In 2022, Europe witnessed an energy crisis like no other in modern times. Natural gas prices soared, hitting a historic high of more than €330 per MWh in August 2022. A year later, European energy markets seem to have shifted from scarcity to plenty; gas prices have hovered at a fraction of their 2022 peak, even though the main culprit behind the 2022 crisis – the war in Ukraine – is still ongoing.

Several developments have led to such a contrasting picture over a relatively short period, chief among them is the evolution of gas trade and primarily its globalization through LNG – a trend that is unlikely to be reversed.

Although gas trade remains largely a regional affair with only 24% traded globally, gas markets are undergoing notable changes. The global LNG trade has proliferated in recent years, driven by increasing demand for natural gas as a cleaner energy source and the availability of new sources of supply from countries such as the US, Australia, Qatar, and East Africa.

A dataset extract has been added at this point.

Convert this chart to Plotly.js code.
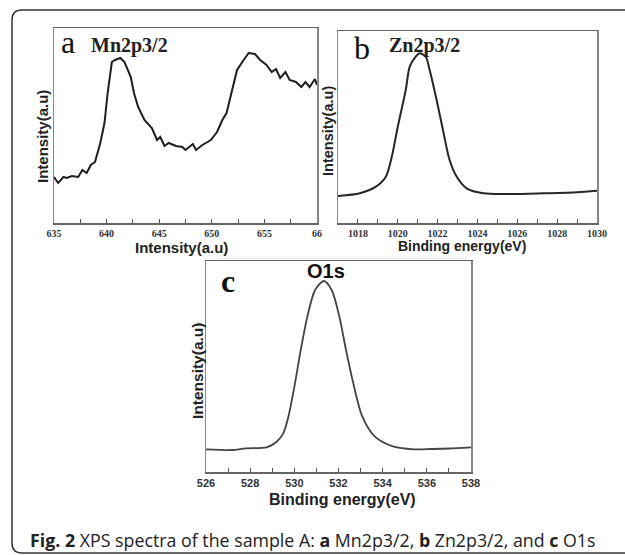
<!DOCTYPE html>
<html>
<head>
<meta charset="utf-8">
<script src="https://cdn.plot.ly/plotly-3.0.1.min.js"></script>
<style>html,body{margin:0;padding:0;background:#fff;}#chart{width:625px;height:555px;}</style>
</head>
<body>
<div id="chart"></div>
<script>
// Panel a: Mn2p3/2
var mnEnergy = [635.0,635.4,635.9,636.2,636.7,637.3,637.7,638.1,638.5,638.9,639.4,639.8,640.1,640.5,640.8,641.3,641.7,642.3,642.6,643.0,643.6,644.3,644.8,645.1,645.5,645.9,646.6,647.2,647.5,647.9,648.2,648.5,649.1,649.6,649.9,650.5,651.0,651.4,651.9,652.4,652.9,653.5,654.1,654.6,655.2,655.7,656.1,656.5,657.0,657.4,658.0,658.5,658.9,659.3,659.8,660.0];
var mnIntensity = [46,40,46,45,47,46,53,50,58,61,80,100,130,161,163,165,161,146,130,116,103,95,83,86,77,80,77,76,73,76,79,73,78,81,83,91,103,110,133,153,161,170,169,163,158,151,154,145,151,143,141,136,141,136,144,138];
var mnTickVals = [635,637.5,640,642.5,645,647.5,650,652.5,655,657.5,660];
var mnTickText = ['635','','640','','645','','650','','655','','66'];

// Panel b: Zn2p3/2
var znEnergy = [1017.0,1018.1,1018.9,1019.4,1019.7,1020.0,1020.4,1020.6,1020.9,1021.1,1021.4,1021.6,1021.95,1022.3,1022.6,1022.96,1023.46,1024.3,1025.6,1027.3,1029.0,1030.0];
var znIntensity = [27,29.7,36.3,46.3,66.3,96.3,133,156.3,166.3,169.7,166.3,153,123,90,63,46.3,34.7,29.7,29,29.7,30.7,32.3];
var znTickVals = [1017,1018,1019,1020,1021,1022,1023,1024,1025,1026,1027,1028,1029,1030];
var znTickText = ['','1018','','1020','','1022','','1024','','1026','','1028','','1030'];

// Panel c: O1s
var oEnergy = [526.0,527.2,527.8,528.75,529.2,529.5,529.73,530.03,530.29,530.59,530.94,531.34,531.69,532.04,532.34,532.67,533.08,533.65,534.5,535.4,536.2,537.0,538.0];
var oIntensity = [22.7,22,23.7,24.7,30.3,38.7,55.3,88.7,122,155.3,182,191,182,155.3,122,88.7,55.3,35.3,25.3,22.7,23,23.5,24.7];
var oTickVals = [526,527,528,529,530,531,532,533,534,535,536,537,538];
var oTickText = ['526','','528','','530','','532','','534','','536','','538'];

var W = 625, H = 555;
function fx(x){ return x / W; }
function fy(y){ return 1 - y / H; }

var traces = [
  {x: mnEnergy, y: mnIntensity, xaxis:'x', yaxis:'y', mode:'lines', line:{color:'#1e1e1e', width:2}, hoverinfo:'x+y'},
  {x: znEnergy, y: znIntensity, xaxis:'x2', yaxis:'y2', mode:'lines', line:{color:'#262626', width:2, shape:'spline', smoothing:0.8}, hoverinfo:'x+y'},
  {x: oEnergy, y: oIntensity, xaxis:'x3', yaxis:'y3', mode:'lines', line:{color:'#444', width:1.8, shape:'spline', smoothing:0.8}, hoverinfo:'x+y'}
];

var serifTick = {family:'Liberation Serif, Times New Roman, serif', size:10, color:'#333', weight:'bold'};
var sansTick = {family:'Liberation Sans, Arial, sans-serif', size:11, color:'#333', weight:'bold'};

function xax(dom, range, vals, text, font, anchor){
  return {domain: dom, range: range, anchor: anchor, showgrid:false, zeroline:false,
    showline:true, linecolor:'#666', linewidth:1.5, mirror:true,
    ticks:'inside', ticklen:4, tickwidth:1, tickcolor:'#555',
    tickmode:'array', tickvals: vals, ticktext: text, tickfont: font,
    fixedrange:true};
}
function yax(dom, range, anchor){
  return {domain: dom, range: range, anchor: anchor, showgrid:false, zeroline:false,
    showline:true, linecolor:'#888', linewidth:1.5, mirror:true,
    ticks:'', showticklabels:false, fixedrange:true};
}

function ann(text, x, y, font, angle){
  var a = {text:text, x:fx(x), y:fy(y), xref:'paper', yref:'paper', xanchor:'center', yanchor:'middle', showarrow:false, font:font};
  if (angle) a.textangle = angle;
  return a;
}
function sans(size){ return {family:'Liberation Sans, Arial, sans-serif', size:size, color:'#222'}; }
var serifBig = {family:'Liberation Serif, serif', size:32, color:'#111'};
var serifLbl = {family:'Liberation Serif, serif', size:20, color:'#222'};

var layout = {
  width: W, height: H,
  margin:{l:0,r:0,t:0,b:0},
  paper_bgcolor:'#fff', plot_bgcolor:'#fff',
  showlegend:false,
  xaxis: xax([fx(54), fx(317)], [635,660], mnTickVals, mnTickText, serifTick, 'y'),
  yaxis: yax([fy(223), fy(28)], [0,195], 'x'),
  xaxis2: xax([fx(338), fx(597)], [1017,1030], znTickVals, znTickText, serifTick, 'y2'),
  yaxis2: yax([fy(223), fy(31)], [0,192], 'x2'),
  xaxis3: xax([fx(206), fx(471)], [526,538], oTickVals, oTickText, sansTick, 'y3'),
  yaxis3: yax([fy(472), fy(261)], [0,211], 'x3'),
  shapes: [
    {type:'line', xref:'paper', yref:'paper', x0:fx(22), x1:fx(630), y0:fy(10), y1:fy(10), line:{color:'#333', width:1.5}},
    {type:'line', xref:'paper', yref:'paper', x0:fx(12), x1:fx(12), y0:fy(20), y1:fy(543), line:{color:'#333', width:1.5}},
    {type:'line', xref:'paper', yref:'paper', x0:fx(22), x1:fx(630), y0:fy(553), y1:fy(553), line:{color:'#333', width:1.5}},
    {type:'path', xref:'paper', yref:'paper', path:'M ' + fx(22) + ' ' + fy(10) + ' Q ' + fx(12) + ' ' + fy(10) + ' ' + fx(12) + ' ' + fy(20), line:{color:'#333', width:1.5}},
    {type:'path', xref:'paper', yref:'paper', path:'M ' + fx(12) + ' ' + fy(543) + ' Q ' + fx(12) + ' ' + fy(553) + ' ' + fx(22) + ' ' + fy(553), line:{color:'#333', width:1.5}},
    {type:'line', xref:'paper', yref:'paper', x0:fx(217), x1:fx(467), y0:fy(258), y1:fy(258), line:{color:'#e2e2e2', width:1}}
  ],
  annotations: [
    ann('a', 68, 42, serifBig),
    ann('<b>Mn2p3/2</b>', 129, 45, serifLbl),
    ann('b', 362, 48, serifBig),
    ann('<b>Zn2p3/2</b>', 424, 45, serifLbl),
    ann('<b>c</b>', 228, 281, serifBig),
    ann('<b>O1s</b>', 326, 271, {family:'Liberation Sans, Arial, sans-serif', size:20, color:'#111'}),
    ann('<b>Intensity(a.u)</b>', 42, 137, sans(15), -90),
    ann('<b>Intensity(a.u)</b>', 181, 247, sans(15)),
    ann('<b>Intensity(a.u)</b>', 328, 131, sans(14.5), -90),
    ann('<b>Binding energy(eV)</b>', 462, 246, sans(14)),
    ann('<b>Intensity(a.u)</b>', 198, 371, sans(15.5), -90),
    ann('<b>Binding energy(eV)</b>', 342, 499, sans(16)),
    {text:'<b>Fig. 2</b> XPS spectra of the sample A: <b>a</b> Mn2p3/2, <b>b</b> Zn2p3/2, and <b>c</b> O1s', x:fx(28), y:fy(540), xref:'paper', yref:'paper', xanchor:'left', yanchor:'middle', showarrow:false, font:{family:'Open Sans, Noto Sans, sans-serif', size:17.8, color:'#222'}}
  ]
};

Plotly.newPlot('chart', traces, layout, {displayModeBar:false, staticPlot:true});
</script>
</body>
</html>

Between 2011 and 2021, interregional LNG trade grew more than four times as fast as pipeline trade and in 2020, for the first time, the share of gas traded as LNG overtook that by pipeline. While regional gas markets continue to exhibit significant differences in consumption, production, transport infrastructure and pricing, with the advent of LNG, hitherto isolated regions have increasingly become interconnected, and a globalized gas market is gradually emerging, with major implications on pricing and the relationship between producers and consumers as well as geopolitics.

Those changes have shortened the length of the energy crisis of 2022 in Europe; had the crisis occurred a decade ago, the impact would have been much more detrimental.